M. Paul Coste-Floret. Je remercie en votre nom à tous Georges Le Brun Keris de cette magnifique conférence ; il a posé devant vous un problème actuel trop peu connu, qu'il est bon que nous étudions ensemble pour essayer de découvrir les principes de sa solution.

Au mois de février dernier, j'ai eu le très grand honneur d'aller parler à Bruxelles devant 1500 personnes sur la nouvelle politique de la France d'Outre-Mer, contradictoirement avec le Gouverneur Général Rytmans (?) qui parlait de la politique belge et un haut fonctionnaire anglais qui parlait de la politique anglaise. Ce fut une soirée très intéressante au cours de laquelle – Georges Le Brun Keris le sait puisque je lui ai envoyé mon papier – j'ai précisément abordé le problème qu'il vient aujourd'hui de traiter devant vous. Je l'ai abordé longuement car je crois aussi que c'est un des problèmes fondamentaux pour tout ce que nous faisons pour l'avenir d'Outre-Mer.

Il sait que mes conclusions rejoignent les siennes et presque dans les mêmes termes. Je vous ai dit tout à l'heure, en essayant d'introduire sa conférence, que l'Organisation des Nations-Unies et plus spécialement sa 4ème Commission, était hélas, aujourd'hui, le lieu géométrique de l'anti-colonialisme dans le sens qu'a précisé Georges Le Brun Keris où dans le sens où il entend ce mot.

Quel est le problème ? Le problème est que la Charte est révisible : nous arrivons à l'expiration des dix années qui étaient prévues pour que la révision soit possible, pour que la majorité des 2/3 existe.

Nous nous trouvons en face de deux données dans lesquelles, je crois, on peut synthétiser cette leçon : d'une part, le contrôle est mal fait parce qu'il est fait contre la puissance administrante, et non pas, comme il devrait l'être, pour le peuple administré. D'autre part, pour cette considération d'ordre politique qu'a soulignée Le Brun Keris en disant que c'était le seul sujet sur lequel les deux grands géants – je veux dire l'URSS et les États-Unis d'Amérique – ne se contredisent pas.

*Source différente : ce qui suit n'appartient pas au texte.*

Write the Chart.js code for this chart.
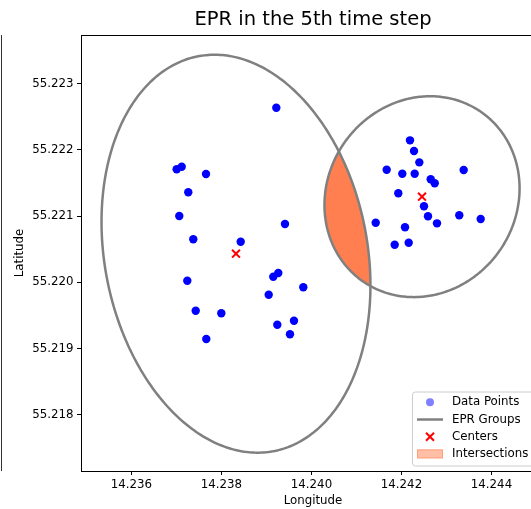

J'irai même plus loin que vous, cher Ami, je dirai que c'est le seul sujet sur lequel ils font surenchère l'un sur l'autre, car nous nous trouvons en réalité, à l'Organisation des Nations-Unies en présence d'une surenchère des États-Unis et de l'URSS sur cette question.

Il faut donc savoir comment nous allons faire et où nous allons aller.

Je ne veux pas préjuger de la discussion. J'indiquerai peut-être tout à l'heure, lorsque vous aurez émis vos opinions quelles sont mes vues personnelles ; plusieurs d'entre vous les connaissent – je vois Marie-Hélène Lefaucheux qui approuve – elles rejoignent aussi avec des nuances de pensée celles de Georges Le Brun Keris, mais je ne veux pas vous influencer après avoir posé la question, sur la façon de la résoudre.